══ Given entries
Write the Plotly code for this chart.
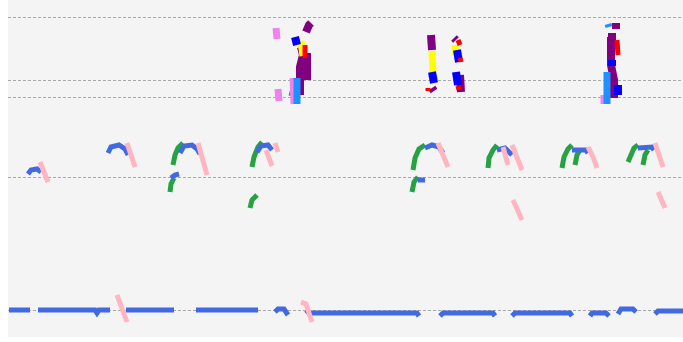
import plotly.graph_objects as go

N = None

# ---- data: time index (t) and level (v) for each colour group; None breaks a stroke ----
royal_t = [1, 22, N, 30, 87, 89, 91, 102, N, 118, 166, N, 188, 250, N, 267, 270, 276, 280, N,
           298, 301, 409, 411, N, 432, 435, 485, 487, N, 504, 507, 562, 564, N,
           582, 584, 598, 601, N, 610, 613, 625, 628, N, 647, 650, 675, N,
           20, 23, 29, 33, N, 100, 103, 111, 117, 120, N, 172, 176, 184, 189, 192, N,
           163, 167, 171, N, 249, 253, 260, 264, N, 417, 424, 431, 435, N, 410, 417, N,
           489, 497, 504, N, 564, 578, 580, N, 630, 644, 646]
royal_v = [27, 27, N, 27, 27, 24, 27, 27, N, 27, 27, N, 27, 27, N, 25, 28, 28, 22, N,
           27, 24, 24, 21, N, 21, 24, 24, 21, N, 21, 24, 24, 21, N,
           21, 24, 24, 21, N, 23, 28, 28, 25, N, 23, 26, 26, N,
           163, 167, 168, 165, N, 184, 190, 192, 188, 182, N, 184, 191, 192, 188, 183, N,
           159, 162, 163, N, 185, 191, 192, 187, N, 189, 192, 190, 184, N, 157, 157, N,
           187, 189, 182, N, 187, 187, 184, N, 189, 190, 187]

pink_t = [32, 40, N, 119, 127, N, 190, 199, N, 258, 264, N, 267, 270, N, 430, 440, N,
          495, 500, N, 504, 514, N, 505, 514, N, 580, 585, 589, N, 647, 655, N, 650, 657, N,
          109, 119, N, 293, 298, 304]
pink_v = [175, 155, N, 194, 170, N, 194, 162, N, 187, 171, N, 194, 185, N, 194, 170, N,
          190, 172, N, 192, 167, N, 137, 117, N, 190, 180, 169, N, 194, 170, N, 145, 129, N,
          42, 15, N, 35, 33, 15]

green_t = [165, 167, 170, 175, N, 162, 163, 166, N, 244, 246, 250, 254, N, 242, 244, 249, N,
           405, 407, 411, 417, N, 404, 406, 410, N, 480, 481, 485, 489, N,
           554, 556, 560, 564, N, 567, 569, 572, N, 620, 624, 626, 630, N, 635, 637, 640, N,
           285, 283]
green_v = [172, 182, 189, 194, N, 145, 153, 159, N, 170, 180, 190, 195, N, 129, 137, 142, N,
           167, 179, 188, 192, N, 145, 155, 160, N, 169, 179, 187, 192, N,
           169, 180, 188, 192, N, 172, 182, 187, N, 175, 185, 189, 192, N, 172, 182, 187, N,
           249, 241]

purple_t = [303, 301, 298, N, 293, 295, 292, 292, N, 299, 299, N, 423, 424, N, 424, 426, N,
            446, 448, N, 452, 453, N, 608, 608, N, 600, 608, N, 603, 603, 606, 606]
purple_v = [314, 312, 305, N, 290, 282, 270, 242, N, 284, 257, N, 302, 287, N, 249, 246, N,
            299, 297, N, 262, 245, N, 314, 308, N, 300, 300, N, 300, 272, 257, 239]

yellow_t = [293, 295, N, 424, 425, N, 447, 448]
yellow_v = [296, 281, N, 286, 264, N, 292, 282]

blue_t = [287, 289, N, 424, 426, N, 449, 451, N, 448, 450, N, 604, 604, N, 610, 610]
blue_v = [300, 292, N, 265, 254, N, 287, 275, N, 265, 252, N, 277, 271, N, 252, 242]

red_t = [297, 297, N, 420, 420, N, 450, 452, N, 452, 453, N, 450, 451, N, 609, 610]
red_v = [292, 279, N, 249, 246, N, 297, 292, N, 279, 275, N, 251, 247, N, 297, 282]

violet_t = [268, 269, N, 270, 271, N, 285, 286, N, 596, 596]
violet_v = [309, 298, N, 248, 236, N, 259, 233, N, 242, 233]

dodger_t = [289, 289, N, 599, 599, N, 600, 601]
dodger_v = [259, 233, N, 265, 233, N, 313, 310]

grid_levels = [27, 160, 240, 257, 320]

fig = go.Figure()


def add(t, v, color, width):
    fig.add_trace(go.Scatter(x=t, y=v, mode="lines", connectgaps=False,
                             line=dict(color=color, width=width),
                             hoverinfo="skip", showlegend=False))


add(green_t, green_v, "#27a243", 5)
add(royal_t, royal_v, "#4169E1", 5)
add(pink_t, pink_v, "#FFB6C1", 5)
add(purple_t, purple_v, "#800080", 8)
add(yellow_t, yellow_v, "#FFFF00", 7)
add(blue_t, blue_v, "#0000FF", 8)
add(red_t, red_v, "#FF0000", 5)
add(violet_t, violet_v, "#EE82EE", 7)
add(dodger_t, dodger_v, "#1E90FF", 7)

fig.update_layout(
    width=683, height=342,
    margin=dict(l=8, r=0, t=0, b=5),
    paper_bgcolor="white",
    plot_bgcolor="#f4f4f4",
    showlegend=False,
    xaxis=dict(range=[0, 675], showgrid=False, zeroline=False,
               showticklabels=False, ticks=""),
    yaxis=dict(range=[0, 337], tickmode="array", tickvals=grid_levels,
               showgrid=True, gridcolor="#a9a9a9", gridwidth=1, griddash="3px,2px",
               zeroline=False, showticklabels=False, ticks=""),
)

fig.write_html("out.html", config={"displayModeBar": False},
               post_script="document.body.style.margin='0px';")
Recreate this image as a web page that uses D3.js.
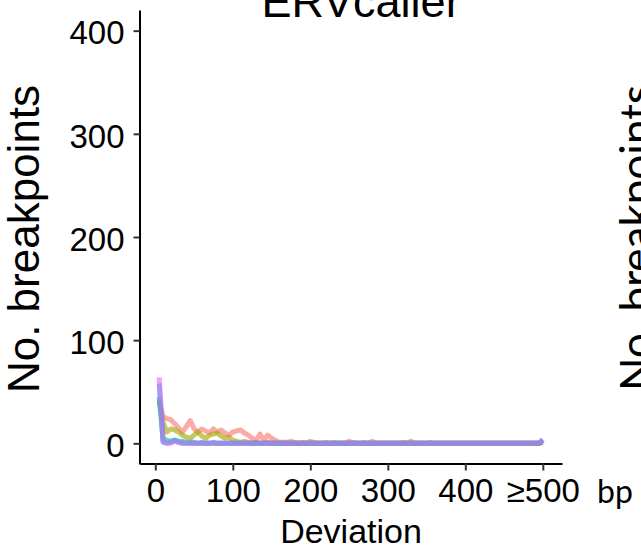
<!DOCTYPE html>
<html>
<head>
<meta charset="utf-8">
<script src="https://cdn.jsdelivr.net/npm/d3@7"></script>
<style>
  body { margin: 0; background: #fff; }
  svg { display: block; font-family: "Liberation Sans", Arial, sans-serif; }
</style>
</head>
<body>
<div id="chart"></div>
<script>
// deviation bins (bp), last bin is ">=500"
const deviation = [
  5, 10, 15, 20, 25, 30, 35, 40, 45, 50,
  55, 60, 65, 70, 75, 80, 85, 90, 95, 100,
  105, 110, 115, 120, 125, 130, 135, 140, 145, 150,
  155, 160, 165, 170, 175, 180, 185, 190, 195, 200,
  205, 210, 215, 220, 225, 230, 235, 240, 245, 250,
  255, 260, 265, 270, 275, 280, 285, 290, 295, 300,
  305, 310, 315, 320, 325, 330, 335, 340, 345, 350,
  355, 360, 365, 370, 375, 380, 385, 390, 395, 400,
  405, 410, 415, 420, 425, 430, 435, 440, 445, 450,
  455, 460, 465, 470, 475, 480, 485, 490, 495, 500
];

const series1 = [
  40, 26, 24, 23, 19, 15, 11, 16, 22, 14,
  11, 14, 12, 10, 14, 11, 13, 10, 8, 11,
  12, 13, 10, 8, 5, 3, 9, 3, 8, 5,
  3, 1, 1, 1, 2, 1, 0, 1, 0, 2,
  1, 0, 0, 1, 0, 1, 0, 0, 0, 2,
  1, 0, 0, 1, 0, 2, 0, 0, 0, 0,
  0, 0, 0, 1, 0, 2, 0, 0, 0, 0,
  1, 0, 0, 0, 0, 0, 0, 0, 0, 0,
  0, 0, 0, 0, 0, 0, 0, 0, 0, 0,
  0, 0, 0, 0, 0, 0, 0, 0, 0, 1
];
const series2 = [
  42, 20, 11, 14, 13, 11, 8, 6, 5, 8,
  11, 7, 5, 8, 9, 10, 7, 5, 6, 3,
  2, 1, 2, 1, 0, 1, 0, 0, 1, 0,
  0, 0, 0, 0, 0, 0, 0, 0, 0, 0,
  0, 0, 0, 0, 0, 0, 0, 0, 0, 0,
  0, 0, 0, 0, 0, 0, 0, 0, 0, 0,
  0, 0, 0, 0, 0, 0, 0, 0, 0, 0,
  0, 0, 0, 0, 0, 0, 0, 0, 0, 0,
  0, 0, 0, 0, 0, 0, 0, 0, 0, 0,
  0, 0, 0, 0, 0, 0, 0, 0, 0, 1
];
const series3 = [
  45, 4, 3, 2, 3, 2, 2, 1, 1, 1,
  0, 1, 0, 0, 1, 0, 0, 0, 0, 0,
  0, 0, 0, 0, 0, 0, 0, 0, 0, 0,
  0, 0, 0, 0, 0, 0, 0, 0, 0, 0,
  0, 0, 0, 0, 0, 0, 0, 0, 0, 0,
  0, 0, 0, 0, 0, 0, 0, 0, 0, 0,
  0, 0, 0, 0, 0, 0, 0, 0, 0, 0,
  0, 0, 0, 0, 0, 0, 0, 0, 0, 0,
  0, 0, 0, 0, 0, 0, 0, 0, 0, 0,
  0, 0, 0, 0, 0, 0, 0, 0, 0, 3
];
const series4 = [
  58, 1, 0, 1, 3, 1, 0, 0, 0, 0,
  0, 0, 0, 0, 0, 0, 0, 0, 0, 0,
  0, 0, 0, 0, 0, 0, 0, 0, 0, 0,
  0, 0, 0, 0, 0, 0, 0, 0, 0, 0,
  0, 0, 0, 0, 0, 0, 0, 0, 0, 0,
  0, 0, 0, 0, 0, 0, 0, 0, 0, 0,
  0, 0, 0, 0, 0, 0, 0, 0, 0, 0,
  0, 0, 0, 0, 0, 0, 0, 0, 0, 0,
  0, 0, 0, 0, 0, 0, 0, 0, 0, 0,
  0, 0, 0, 0, 0, 0, 0, 0, 0, 3
];
const series5 = [
  64, 2, 0, 0, 2, 1, 0, 0, 0, 0,
  0, 0, 0, 0, 0, 0, 0, 0, 0, 0,
  0, 0, 0, 0, 0, 0, 0, 0, 0, 0,
  0, 0, 0, 0, 0, 0, 0, 0, 0, 0,
  0, 0, 0, 0, 0, 0, 0, 0, 0, 0,
  0, 0, 0, 0, 0, 0, 0, 0, 0, 0,
  0, 0, 0, 0, 0, 0, 0, 0, 0, 0,
  0, 0, 0, 0, 0, 0, 0, 0, 0, 0,
  0, 0, 0, 0, 0, 0, 0, 0, 0, 0,
  0, 0, 0, 0, 0, 0, 0, 0, 0, 4
];

const colors = ["#F8766D", "#A3A500", "#00BF7D", "#00B0F6", "#E76BF3"];
const xTicks = [0, 100, 200, 300, 400, 500];
const yTicks = [0, 100, 200, 300, 400];

const width = 641;
const height = 549;

const svg = d3.select("#chart")
  .append("svg")
  .attr("width", width)
  .attr("height", height);

svg.append("rect").attr("width", width).attr("height", height).attr("fill", "#fff");

const x = d3.scaleLinear()
  .domain([-19.75, 524.75])
  .range([140, 562]);

const y = d3.scaleLinear()
  .domain([-20, 420])
  .range([464, 10]);

// lines
const allSeries = [series1, series2, series3, series4, series5];
const line = d3.line()
  .x((d, i) => x(deviation[i]))
  .y(d => y(d));

allSeries.forEach((s, k) => {
  svg.append("path")
    .datum(s)
    .attr("fill", "none")
    .attr("stroke", colors[k])
    .attr("stroke-opacity", 0.62)
    .attr("stroke-width", 5)
    .attr("stroke-linejoin", "round")
    .attr("d", line);
});

// axes
const gx = svg.append("g")
  .attr("transform", "translate(0,463.5)")
  .call(d3.axisBottom(x).tickValues(xTicks).tickSizeInner(7).tickSizeOuter(0).tickPadding(8)
    .tickFormat(d => d === 500 ? "≥500" : d));
gx.select(".domain").attr("stroke", "#000").attr("stroke-width", 2);
gx.selectAll(".tick line").attr("stroke", "#333").attr("stroke-width", 2);
gx.selectAll(".tick text")
  .attr("fill", "#000")
  .style("font-size", "33px")
  .style("font-family", "Liberation Sans, Arial, sans-serif");

const gy = svg.append("g")
  .attr("transform", "translate(139.5,0)")
  .call(d3.axisLeft(y).tickValues(yTicks).tickSizeInner(6).tickSizeOuter(0).tickPadding(9));
gy.select(".domain").attr("stroke", "#000").attr("stroke-width", 2);
gy.selectAll(".tick line").attr("stroke", "#333").attr("stroke-width", 2);
gy.selectAll(".tick text")
  .attr("fill", "#000")
  .attr("dy", "0.4em")
  .style("font-size", "33px")
  .style("font-family", "Liberation Sans, Arial, sans-serif");

// titles
svg.append("text")
  .attr("x", 361)
  .attr("y", 17)
  .attr("text-anchor", "middle")
  .style("font-size", "45px")
  .text("ERVcaller");

svg.append("text")
  .attr("transform", "rotate(-90)")
  .attr("x", -239)
  .attr("y", 39)
  .attr("text-anchor", "middle")
  .style("font-size", "44px")
  .text("No. breakpoints");

svg.append("text")
  .attr("x", 351)
  .attr("y", 543)
  .attr("text-anchor", "middle")
  .style("font-size", "34px")
  .text("Deviation");

svg.append("text")
  .attr("x", 597)
  .attr("y", 503)
  .style("font-family", "Lato, sans-serif")
  .style("font-size", "32px")
  .text("bp");

// neighbouring panel's label, cut by the edge
svg.append("text")
  .attr("transform", "rotate(-90)")
  .attr("x", -238)
  .attr("y", 652)
  .attr("text-anchor", "middle")
  .style("font-family", "Lato, sans-serif")
  .style("font-size", "44px")
  .text("No. breakpoints");
</script>
</body>
</html>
════
### Problem requirements
Return the material line for line, from its beginning to the line that contains "42, 15, N, 35, 33, 15]", with the pictures left out.

### Solution to this problem
Write the Plotly code for this chart.
import plotly.graph_objects as go

N = None

# ---- data: time index (t) and level (v) for each colour group; None breaks a stroke ----
royal_t = [1, 22, N, 30, 87, 89, 91, 102, N, 118, 166, N, 188, 250, N, 267, 270, 276, 280, N,
           298, 301, 409, 411, N, 432, 435, 485, 487, N, 504, 507, 562, 564, N,
           582, 584, 598, 601, N, 610, 613, 625, 628, N, 647, 650, 675, N,
           20, 23, 29, 33, N, 100, 103, 111, 117, 120, N, 172, 176, 184, 189, 192, N,
           163, 167, 171, N, 249, 253, 260, 264, N, 417, 424, 431, 435, N, 410, 417, N,
           489, 497, 504, N, 564, 578, 580, N, 630, 644, 646]
royal_v = [27, 27, N, 27, 27, 24, 27, 27, N, 27, 27, N, 27, 27, N, 25, 28, 28, 22, N,
           27, 24, 24, 21, N, 21, 24, 24, 21, N, 21, 24, 24, 21, N,
           21, 24, 24, 21, N, 23, 28, 28, 25, N, 23, 26, 26, N,
           163, 167, 168, 165, N, 184, 190, 192, 188, 182, N, 184, 191, 192, 188, 183, N,
           159, 162, 163, N, 185, 191, 192, 187, N, 189, 192, 190, 184, N, 157, 157, N,
           187, 189, 182, N, 187, 187, 184, N, 189, 190, 187]

pink_t = [32, 40, N, 119, 127, N, 190, 199, N, 258, 264, N, 267, 270, N, 430, 440, N,
          495, 500, N, 504, 514, N, 505, 514, N, 580, 585, 589, N, 647, 655, N, 650, 657, N,
          109, 119, N, 293, 298, 304]
pink_v = [175, 155, N, 194, 170, N, 194, 162, N, 187, 171, N, 194, 185, N, 194, 170, N,
          190, 172, N, 192, 167, N, 137, 117, N, 190, 180, 169, N, 194, 170, N, 145, 129, N,
          42, 15, N, 35, 33, 15]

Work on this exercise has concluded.